Les conditions proposées par notre direction sont loin de nous satisfaire. Sauf que nous n'avons pas de syndicat pour défendre nos intérêts. Nous nous sommes donc mobilisés pour faire entendre notre voix malgré l'absence de représentants élus. Nous avons organisé une réunion entre collègues au cours de laquelle nous avons établi les revendications à adresser à notre hiérarchie.

Jeudi 13 juin : l'entretien

Depuis mardi, ont débuté des entretiens individuels. Aujourd'hui c'est mon tour. Je suis reçu par mon directeur accompagné par mon chef de service. Ils commencent par me demander ce que je ressens face à la situation. C'est là que les employés vident leur sac en général. Ensuite, nos supérieurs nous exposent ensuite les trois propositions possibles : travailler sur un site de Cevital à plus de 50 kilomètres ou quitter avec les indemnités. Tout se passe verbalement. On ne nous remet aucun document, ni papier à signer. Pour la suite, rien ne nous a été annoncé mis à part une période de chômage technique à compter du 4 juillet.

Vendredi 14 et samedi 15 juin : insomnies

Tous mes collègues n'ont pas dormi du week-end. Le moral est au plus bas et aucune prise en charge psychologique n'a été prévue. On se confie entre collègues à défaut de pouvoir compter sur le soutien de nos chefs. La direction se contente de nous parler de bureaux d'orientation où le personnel des ressources humaines de Cevital tentera de nous garantir un avenir professionnel. Mais en attendant, nous n'avons toujours pas vu l'ombre d'un gars de Cevital.

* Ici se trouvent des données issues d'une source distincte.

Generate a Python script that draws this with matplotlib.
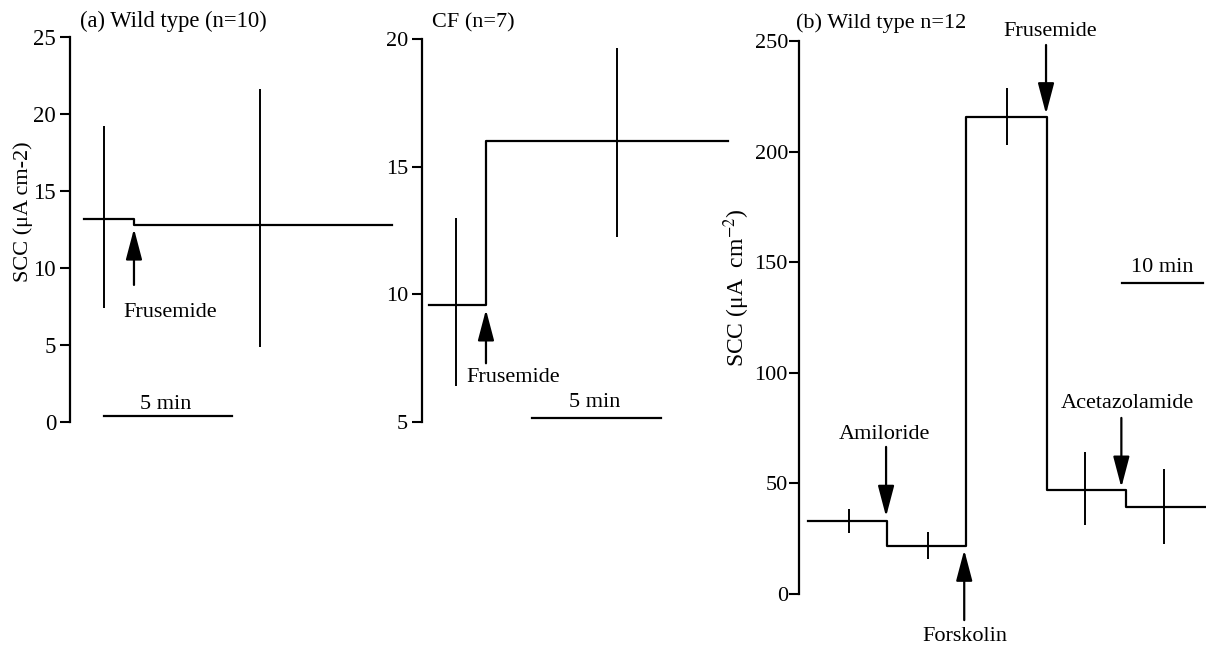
import matplotlib
matplotlib.use("Agg")
import matplotlib.pyplot as plt

plt.rcParams['font.family'] = ['Liberation Serif', 'DejaVu Serif']
plt.rcParams['mathtext.fontset'] = 'stix'

# ---------------- data (x in minutes, y in uA cm-2) ----------------
# Panel (a) wild type
a_step_x = [0.55, 2.5, 12.6]
a_step_y = [13.2, 12.8, 12.8]
a_err_x = [1.33, 7.42]
a_err_lo = [7.4, 4.9]
a_err_hi = [19.2, 21.6]
a_yticks = [0, 5, 10, 15, 20, 25]

# Panel CF
c_step_x = [0.27, 2.48, 11.86]
c_step_y = [9.6, 16.0, 16.0]
c_err_x = [1.32, 7.56]
c_err_lo = [6.4, 12.25]
c_err_hi = [13.0, 19.65]
c_yticks = [5, 10, 15, 20]

# Panel (b) wild type n=12
b_step_x = [1.1, 10.9, 20.6, 30.6, 40.4, 50.1]
b_step_y = [33.0, 21.7, 215.6, 47.0, 39.4, 39.4]
b_err_x = [6.2, 15.9, 25.7, 35.3, 45.1]
b_err_lo = [27.6, 15.8, 203.0, 31.2, 22.6]
b_err_hi = [38.4, 28.0, 228.8, 64.2, 56.5]
b_yticks = [0, 50, 100, 150, 200, 250]

W, H = 1206, 650
fig = plt.figure(figsize=(W / 100, H / 100), dpi=100)


def px_axes(left, top, right, bottom):
    return fig.add_axes([left / W, 1 - bottom / H, (right - left) / W, (bottom - top) / H])


def style(ax, ticks, ticklen=7, pad=3, fs=16):
    for s in ['top', 'right', 'bottom']:
        ax.spines[s].set_visible(False)
    ax.spines['left'].set_linewidth(1.6)
    ax.set_xticks([])
    ax.set_yticks(ticks)
    ax.tick_params(axis='y', direction='out', length=ticklen, width=1.5,
                   pad=pad, labelsize=fs)
    ax.patch.set_alpha(0)


def arrow(ax, x, y_from, y_to):
    ax.annotate('', xy=(x, y_to), xytext=(x, y_from), annotation_clip=False,
                arrowprops=dict(arrowstyle='-|>,head_length=1.9,head_width=0.5',
                                mutation_scale=10, lw=1.6, color='black',
                                shrinkA=0, shrinkB=0))


LW = 1.6
ERR_LW = 1.4

# ---------------- panel (a) ----------------
axa = px_axes(70, 37, 395, 422)
axa.set_xlim(0, 12.7)
axa.set_ylim(0, 25)
style(axa, a_yticks, ticklen=7, pad=3, fs=16.5)
axa.step(a_step_x, a_step_y, where='post', color='black', lw=LW)
axa.vlines(a_err_x, a_err_lo, a_err_hi, color='black', lw=ERR_LW)
arrow(axa, 2.5, 8.9, 12.55)
axa.text(3.9, 7.1, 'Frusemide', ha='center', va='center', fontsize=16)
axa.plot([1.33, 6.33], [0.4, 0.4], color='black', lw=LW, clip_on=False)
axa.text(3.75, 1.15, '5 min', ha='center', va='center', fontsize=16)
fig.text(80 / W, 1 - 21 / H, '(a) Wild type (n=10)', ha='left', va='center', fontsize=16.3)
fig.text(23 / W, 1 - 212 / H, 'SCC (μA cm-2)', ha='center', va='center',
         rotation=90, fontsize=16)

# ---------------- panel CF ----------------
axc = px_axes(422, 39, 730, 422)
axc.set_xlim(0, 11.94)
axc.set_ylim(5, 20)
style(axc, c_yticks, ticklen=7, pad=3, fs=16)
axc.step(c_step_x, c_step_y, where='post', color='black', lw=LW)
axc.vlines(c_err_x, c_err_lo, c_err_hi, color='black', lw=ERR_LW)
arrow(axc, 2.48, 7.3, 9.4)
axc.text(3.55, 6.75, 'Frusemide', ha='center', va='center', fontsize=16)
axc.plot([4.26, 9.26], [5.16, 5.16], color='black', lw=LW, clip_on=False)
axc.text(6.7, 5.75, '5 min', ha='center', va='center', fontsize=16)
fig.text(432 / W, 1 - 23 / H, 'CF (n=7)', ha='left', va='center', fontsize=16)

# ---------------- panel (b) ----------------
axb = px_axes(799, 41, 1206, 594)
axb.set_xlim(0, 50.25)
axb.set_ylim(0, 250)
style(axb, b_yticks, ticklen=7, pad=1, fs=16)
axb.step(b_step_x, b_step_y, where='post', color='black', lw=LW)
axb.vlines(b_err_x, b_err_lo, b_err_hi, color='black', lw=ERR_LW)
arrow(axb, 10.75, 66.5, 35.0)
axb.text(10.6, 72.3, 'Amiloride', ha='center', va='center', fontsize=16)
arrow(axb, 20.4, -11.8, 19.9)
axb.text(20.5, -19.4, 'Forskolin', ha='center', va='center', fontsize=16)
arrow(axb, 30.5, 248.2, 217.0)
axb.text(31.0, 254.5, 'Frusemide', ha='center', va='center', fontsize=16)
arrow(axb, 39.8, 79.6, 48.2)
axb.text(40.6, 86.3, 'Acetazolamide', ha='center', va='center', fontsize=16)
axb.plot([39.9, 49.9], [140.6, 140.6], color='black', lw=LW, clip_on=False)
axb.text(44.9, 147.8, '10 min', ha='center', va='center', fontsize=16)
fig.text(796 / W, 1 - 23 / H, '(b) Wild type n=12', ha='left', va='center', fontsize=16)
fig.text(737 / W, 1 - 288 / H, 'SCC (μA  cm$^{\\mathrm{-2}}$)', ha='center', va='center',
         rotation=90, fontsize=17)

fig.savefig('out.png', dpi=100, facecolor='white')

Dimanche 16 juin : pneu-humain

L'ambiance n'est pas au travail. A l'usine, tout le monde discute des primes de départ attroupé autour des machines. Chacun y va de son avis. Les plus anciens dénoncent une équivalence d'indemnité avec leurs camarades de dix ans d'ancienneté, quand eux en compte vingt-cinq. On prend aussi des nouvelles de nos collègues de l'usine de Blida. C'est la même situation, personne n'a le cœur à l'ouvrage. Dans les bureaux du service groupe chargé de la partie administrative, les conversations tournent autour des propositions reçues par la direction. Ceux qui ont été « retenus » pour continuer chez Cevital réclament une prime immédiate, et non au bout de deux ans comme annoncé. Ceux qui n'ont pas été choisis préféraient renoncer à leurs indemnités et ne pas se retrouver au chômage. Autre sujet de discussion : l'information rapportée par le journal Reporters.dz  selon laquelle l'Etat pourrait s'opposer à la transaction entre Cevital et Michelin en faisant valoir son droit de préemption. Mais on n’y croit pas trop car nos chefs disent ne pas être au courant de la question et le service juridique n'a pas été saisi. C'est vrai que nous, on aurait aimé que Michelin reste en Algérie, même si l'usine était obligée de fermer. Là, on nous a vraiment vendu comme des pneus.